La idea de conectar América y Eurasia bajo las aguas del Estrecho de Bering ha resucitado, esta vez impulsada por una inesperada combinación: Vladimir Putin, Donald Trump y Elon Musk. Lo que comenzó como un gesto simbólico ha escalado a un debate global sobre poder, tecnología y diplomacia.

Un proyecto de hielo, acero y geopolítica

El estrecho de Bering separa a Rusia y Estados Unidos por apenas 82 kilómetros en su punto más estrecho, una distancia engañosamente corta. En esas aguas se cruzan dos mundos: la frontera más fría del planeta y una de las líneas más tensas de la historia moderna. La idea de tender un puente o túnel data del siglo XIX y fue retomada durante la Guerra Fría con el llamado Puente de la Paz Mundial Kennedy-Jruschov.
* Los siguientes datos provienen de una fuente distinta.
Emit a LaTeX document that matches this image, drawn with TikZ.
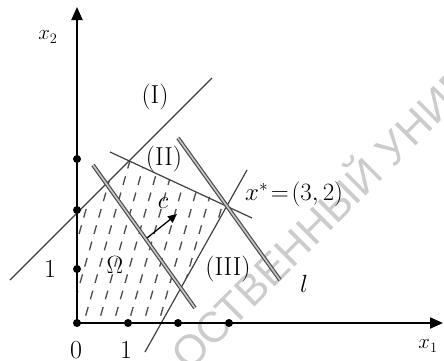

Ahora, Moscú la desempolva en un contexto de aislamiento internacional y con un Trump que busca fórmulas para cerrar la guerra en Ucrania sin transferir misiles de largo alcance. La coincidencia no parece casual. Un megaproyecto así serviría tanto para proyectar la narrativa de reconciliación como para abrir un nuevo capítulo en la cooperación ártica, donde ambos países tienen intereses estratégicos crecientes.

Economía y diplomacia bajo el hielo del Estrecho de Bering

El costo estimado tradicional del túnel supera los 65.000 millones de dólares. Las regiones implicadas carecen de infraestructura básica; las temperaturas extremas y la sismicidad del Cinturón de Fuego del Pacífico añaden un desafío colosal.

Aun así, el Kremlin considera el proyecto una inversión geoestratégica: impulsaría la exploración conjunta de recursos del Ártico, abriría nuevas rutas de transporte y crearía empleos en zonas olvidadas. Para Moscú, sería además un gesto de normalización ante Washington sin pasar por la vía militar.

Para Estados Unidos, en cambio, el dilema es doble. Por un lado, la posibilidad de una obra de ingeniería inédita con participación privada; por otro, el riesgo político de legitimar a Putin en plena guerra.

Elo Musk, el tercer vértice

El papel de Elon Musk añade un matiz inesperado. Su empresa, The Boring Company, jamás ha construido túneles en entornos polares ni bajo el mar. Sin embargo, su tuneladora autónoma Prufrock-4 —capaz de excavar sin presencia humana— representa un salto tecnológico que fascina a ingenieros y diplomáticos por igual.

Pero la relación entre Musk y Trump atraviesa turbulencias. Tras años de proximidad, el intercambio de reproches públicos y posibles investigaciones contra el magnate ensombrecen cualquier cooperación. Aun así, Musk mantiene vínculos con Rusia a través de SpaceX y de su relación comercial con Rusal, el gigante del aluminio. En este tablero, su figura se convierte en el comodín perfecto para un juego donde convergen negocios, política y ambición personal.

¿Puente de paz o ficción geopolítica?

La historia de los megaproyectos entre potencias rivales está llena de promesas rotas. Sin embargo, el “Túnel Putin-Trump” ha logrado lo que pocos imaginaban: poner a Washington y Moscú a hablar de cooperación en medio del hielo. Puede que nunca se construya, pero ha servido para mostrar cómo el poder blando —la ingeniería, la infraestructura, la tecnología— puede ser tan influyente como los misiles.

En tiempos de desconfianza global, el túnel bajo el Estrecho de Bering no es solo una idea. Es una metáfora: un recordatorio de que las fronteras más frías del mundo siguen siendo, también, las más calientes de la política internacional.